Although often used interchangeably, smart products and connected products are two different things even though there are shared points between the two.
Let's see it in detail.
A definition of connected products
Since “connected product” refers to a variety of different things, there isn’t an official definition for this term. However, we can say that “connected products” are physical objects which can connect to the Internet, other networks, and devices. Thus, they can be controlled or monitored remotely, and they can also collect data.
Common examples of connected products are:
- Wearables (fitness trackers, smartwatches)
- Home appliances
- Connected apparel
- Smart cars
Difference between connected products and smart products
Smart products are products that have a certain amount of automation built in, that allows them to undertake certain tasks independently. This could be a thermostat that is programmed to maintain a certain room temperature, or a smart coffee maker that can be programmed wake you up with a fresh cup of coffee in the morning. Connected products do not necessarily have an intelligence of their own; rather, they rely on a connection/network to provide some sort of value-added functionality.

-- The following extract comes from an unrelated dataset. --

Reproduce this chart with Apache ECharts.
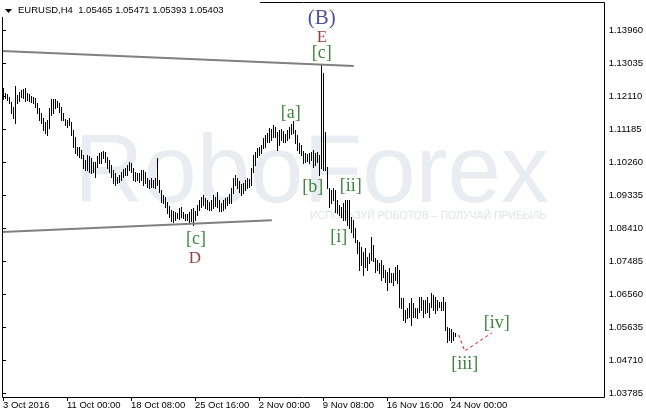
<!DOCTYPE html>
<html><head><meta charset="utf-8">
<script src="https://cdn.jsdelivr.net/npm/echarts@6/dist/echarts.min.js"></script>
<style>html,body{margin:0;padding:0;background:#fff;}#c{width:646px;height:414px;}</style>
</head><body><div id="c"></div>
<script>
// ---- data (H4 bars, index 0 = first visible bar) ----
const highs = [
1.1234,1.1220,1.1217,1.1208,1.1194,1.1180,1.1239,1.1214,1.1222,1.1228,
1.1231,1.1234,1.1220,1.1217,1.1211,1.1208,1.1206,1.1192,1.1178,1.1164,
1.1150,1.1138,1.1144,1.1178,1.1203,1.1203,1.1203,1.1197,1.1192,1.1180,
1.1164,1.1147,1.1144,1.1150,1.1138,1.1116,1.1096,1.1068,1.1068,1.1060,
1.1046,1.1032,1.1046,1.1043,1.1038,1.1026,1.1026,1.1043,1.1052,1.1054,
1.1057,1.1054,1.1040,1.1032,1.1018,1.1004,1.0996,1.0984,1.0990,1.0998,
1.1007,1.1010,1.1018,1.1026,1.1024,1.1010,1.0998,1.0996,1.0996,1.1004,
1.1004,1.0998,1.0982,1.0976,1.0982,1.0976,1.0982,1.1038,1.0976,1.0948,
1.0934,1.0928,1.0914,1.0903,1.0892,1.0889,1.0886,1.0884,1.0898,1.0900,
1.0886,1.0881,1.0881,1.0886,1.0895,1.0898,1.0889,1.0906,1.0920,1.0928,
1.0934,1.0926,1.0920,1.0914,1.0920,1.0934,1.0928,1.0942,1.0920,1.0912,
1.0920,1.0926,1.0928,1.0937,1.0954,1.0982,1.0990,1.0982,1.0973,1.0965,
1.0968,1.0976,1.0982,1.0979,1.1010,1.1046,1.1054,1.1066,1.1068,1.1074,
1.1094,1.1102,1.1108,1.1122,1.1119,1.1130,1.1124,1.1110,1.1116,1.1119,
1.1113,1.1105,1.1116,1.1124,1.1133,1.1141,1.1116,1.1102,1.1080,1.1074,
1.1057,1.1052,1.1049,1.1052,1.1054,1.1060,1.1052,1.1054,1.1046,1.1301,
1.1276,1.1110,1.1012,1.0954,1.0948,1.0954,1.0948,1.0920,1.0906,1.0900,
1.0912,1.0920,1.0920,1.0920,1.0872,1.0864,1.0842,1.0808,1.0802,1.0788,
1.0774,1.0786,1.0760,1.0772,1.0816,1.0794,1.0758,1.0752,1.0744,1.0752,
1.0738,1.0724,1.0718,1.0730,1.0716,1.0716,1.0732,1.0738,1.0724,1.0646,
1.0646,1.0612,1.0618,1.0632,1.0646,1.0632,1.0618,1.0618,1.0648,1.0648,
1.0640,1.0640,1.0648,1.0632,1.0660,1.0654,1.0648,1.0640,1.0634,1.0634,
1.0648,1.0634,1.0564,1.0562,1.0559,1.0550,1.05471
];
const lows = [
1.1203,1.1206,1.1200,1.1192,1.1164,1.1150,1.1136,1.1192,1.1197,1.1208,
1.1206,1.1197,1.1200,1.1197,1.1194,1.1192,1.1180,1.1164,1.1144,1.1136,
1.1116,1.1108,1.1102,1.1122,1.1158,1.1164,1.1178,1.1180,1.1166,1.1144,
1.1144,1.1130,1.1124,1.1130,1.1102,1.1068,1.1052,1.1046,1.1040,1.1038,
1.1010,1.1004,1.1004,1.0998,1.0996,1.0998,1.0984,1.1012,1.1024,1.1024,
1.1038,1.1026,1.1010,1.0998,1.0984,1.0968,1.0962,1.0968,1.0970,1.0976,
1.0984,1.0990,1.0990,1.1004,1.0998,1.0976,1.0973,1.0976,1.0970,1.0976,
1.0962,1.0968,1.0956,1.0954,1.0956,1.0956,1.0954,1.0962,1.0942,1.0914,
1.0912,1.0900,1.0884,1.0872,1.0861,1.0858,1.0864,1.0870,1.0867,1.0872,
1.0870,1.0864,1.0864,1.0858,1.0861,1.0850,1.0864,1.0878,1.0892,1.0900,
1.0906,1.0898,1.0895,1.0892,1.0892,1.0898,1.0903,1.0900,1.0889,1.0889,
1.0892,1.0898,1.0906,1.0912,1.0912,1.0940,1.0962,1.0954,1.0942,1.0934,
1.0940,1.0948,1.0954,1.0956,1.0962,1.0998,1.1018,1.1040,1.1046,1.1052,
1.1066,1.1068,1.1082,1.1082,1.1088,1.1096,1.1096,1.1060,1.1074,1.1088,
1.1082,1.1082,1.1088,1.1094,1.1105,1.1108,1.1080,1.1060,1.1052,1.1046,
1.1024,1.1026,1.1029,1.1024,1.1032,1.1012,1.1018,1.1026,1.0990,1.1010,
1.1004,1.1004,1.0954,1.0900,1.0912,1.0920,1.0886,1.0884,1.0878,1.0872,
1.0864,1.0864,1.0850,1.0842,1.0830,1.0816,1.0802,1.0772,1.0724,1.0738,
1.0710,1.0732,1.0724,1.0744,1.0752,1.0749,1.0718,1.0724,1.0716,1.0696,
1.0704,1.0690,1.0668,1.0690,1.0690,1.0682,1.0696,1.0688,1.0620,1.0618,
1.0584,1.0578,1.0590,1.0592,1.0570,1.0592,1.0592,1.0590,1.0606,1.0612,
1.0592,1.0604,1.0606,1.0592,1.0620,1.0612,1.0604,1.0612,1.0620,1.0612,
1.0612,1.0556,1.0522,1.0528,1.0522,1.0528,1.05393
];
const symbolName = 'EURUSD,H4';
const headerOHLC = [1.05465, 1.05471, 1.05393, 1.05403];
const lastPrice = 1.05403;

const xTickIdx = [0, 32, 64, 96, 128, 160, 192, 224];
const xTickLabels = ['3 Oct 2016','11 Oct 00:00','18 Oct 08:00','25 Oct 16:00','2 Nov 00:00','9 Nov 08:00','16 Nov 16:00','24 Nov 00:00'];
const yTickVals = [1.03785,1.04710,1.05635,1.06560,1.07485,1.08410,1.09335,1.10260,1.11185,1.12110,1.13035,1.13960];

const upperLine = [[-0.5, 1.13372], [175.5, 1.12952]];
const lowerLine = [[-0.5, 1.08304], [134.5, 1.08632]];
const forecastPath = [[228, 1.0542], [231, 1.0497], [244.5, 1.0548]];

const annTexts = ['(B)','E','[c]','[a]','[b]','[ii]','[i]','[c]','D','[iii]','[iv]'];
const annIdx   = [159.5, 159.5, 159.5, 144, 155, 174, 168, 96.5, 96, 231, 247];
const annPrice = [1.14296, 1.13736, 1.13316, 1.11636, 1.09564, 1.09592, 1.08164, 1.08108, 1.07548, 1.04608, 1.05756];
const annKind  = ['primary','intermediate','minor','minor','minor','minor','minor','minor','intermediate','minor','minor'];

// ---- styles ----
const kindStyle = {
  primary: {color:'#26267f', fontSize:21},
  intermediate: {color:'#7a1212', fontSize:17},
  minor: {color:'#0c660c', fontSize:18}
};
const uiFont = '"Liberation Sans", Arial, sans-serif';

const chart = echarts.init(document.getElementById('c'));
const option = {
  animation: false,
  backgroundColor: '#fff',
  grid: {left: 2, right: 42, top: 2, bottom: 17, containLabel: false},
  xAxis: {
    type: 'value', min: -0.5, max: 300.5,
    axisLine: {show: false},
    splitLine: {show: false},
    axisTick: {show: true, customValues: xTickIdx, length: 4, lineStyle: {color: '#000'}},
    axisLabel: {
      customValues: xTickIdx, align: 'left', margin: 3,
      fontFamily: uiFont, fontSize: 9.5, color: '#000',
      formatter: v => { const k = xTickIdx.indexOf(v); return k >= 0 ? xTickLabels[k] : ''; }
    }
  },
  yAxis: {
    type: 'value', position: 'right', min: 1.03684, max: 1.14744,
    axisLine: {show: false},
    splitLine: {show: false},
    axisTick: {show: true, customValues: yTickVals, length: 3, lineStyle: {color: '#000'}},
    axisLabel: {
      customValues: yTickVals, margin: 5,
      fontFamily: uiFont, fontSize: 9.5, color: '#000',
      formatter: v => v.toFixed(5)
    }
  },
  graphic: [
    {type:'text', z: 0, left: 74, top: 128, silent: true,
     style:{text:'RoboForex', font:'normal 96px "Liberation Sans", Arial, sans-serif', fill:'#e9edf2'}},
    {type:'text', z: 0, left: 310, top: 211, silent: true,
     style:{text:'ИСПОЛЬЗУЙ РОБОТОВ – ПОЛУЧАЙ ПРИБЫЛЬ', font:'10.5px "Liberation Sans", Arial, sans-serif', fill:'#e0e4ea'}},
    {type:'rect', z: 50, silent: true, shape:{x:2.5, y:2.5, width:602, height:395},
     style:{fill:null, stroke:'#000', lineWidth:1}},
    {type:'rect', z: 60, silent: true, shape:{x:0, y:0, width:260, height:17}, style:{fill:'#fff'}},
    {type:'polygon', z: 61, silent: true, shape:{points:[[5,9],[12,9],[8.5,13]]}, style:{fill:'#000'}},
    {type:'text', z: 61, silent: true, left: 18, top: 5,
     style:{text: symbolName + '  ' + headerOHLC.map(v => v.toFixed(5)).join(' '), font:'9.5px "Liberation Sans", Arial, sans-serif', fill:'#000'}}
  ],
  series: [
    {
      type: 'custom', z: 3, clip: true,
      encode: {x: 0, y: [1, 2]},
      data: highs.map((h, i) => [i, h, lows[i]]),
      renderItem: (params, api) => {
        const a = api.coord([api.value(0), api.value(1)]);
        const b = api.coord([api.value(0), api.value(2)]);
        const px = Math.round(a[0]) + 0.5;
        return {type:'line', shape:{x1:px, y1:Math.round(a[1]), x2:px, y2:Math.round(b[1]) + 1},
                style:{stroke:'#000', lineWidth:1}};
      }
    },
    {type:'line', z: 4, data: upperLine, symbol:'none', lineStyle:{color:'#808080', width:2}, silent:true},
    {type:'line', z: 4, data: lowerLine, symbol:'none', lineStyle:{color:'#808080', width:2}, silent:true},
    {type:'line', z: 4, data: forecastPath, symbol:'none', silent:true,
     lineStyle:{color:'#ff0000', width:1, type:[3,3]},
     markLine: {silent:true, symbol:'none', data:[{yAxis: lastPrice}],
       lineStyle:{opacity:0},
       label:{position:'end', distance:2, formatter: lastPrice.toFixed(5), color:'#fff', backgroundColor:'#000',
              padding:[2,3,1,3], fontFamily: uiFont, fontSize: 9.5}}},
    {type:'scatter', z: 6, symbolSize: 0, silent: true,
     data: annTexts.map((t, k) => ({
       value: [annIdx[k], annPrice[k]],
       label: {show:true, position:'inside', formatter: t,
               fontFamily:'"Liberation Serif", "Times New Roman", serif',
               color: kindStyle[annKind[k]].color, fontSize: kindStyle[annKind[k]].fontSize}
     }))}
  ]
};
chart.setOption(option);
</script></body></html>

A connected electricity meter will report back to the energy company the amount of electricity that has been consumed and ensure the home owner only pays for exactly what they consumed, and the water company no longer needs an army of staff checking electricity meter. While both are designed to make our lives easier, connected products are designed to collect information.
In other words, smart products tend to be focusedmore on the user experience and awareness of the local context, while connected products focus more of the value of connecting to a wider network and deriving value from Big Data.
It's a subtle difference, so let's take a practical example.
Think about a light bulb. A network of connected light bulbs in an office might be controllable remotely via an app, they may collect data on their use and be remotely turned off at the end of the day A smart light bulb might be controlled locally by voice commands or be triggered by a motion or light sensor. Unlike the second lightbulb, the first one doesn’t necessarily need an “internal intelligence” to work. At the same time, the smart light bulb doesn’t necessarily collect data about the usage.
Products can be both ‘smart’ and ‘connected’. A smart connected light bulb could turn on and off as a person enters or leaves a room, in order to save energy, but by being able to connect to other devices in the cloud it can use data from the persons smartphone or image recognition from a security camera to determine who the person was and set the lighting to the personalized settings of the specific person that entered the room.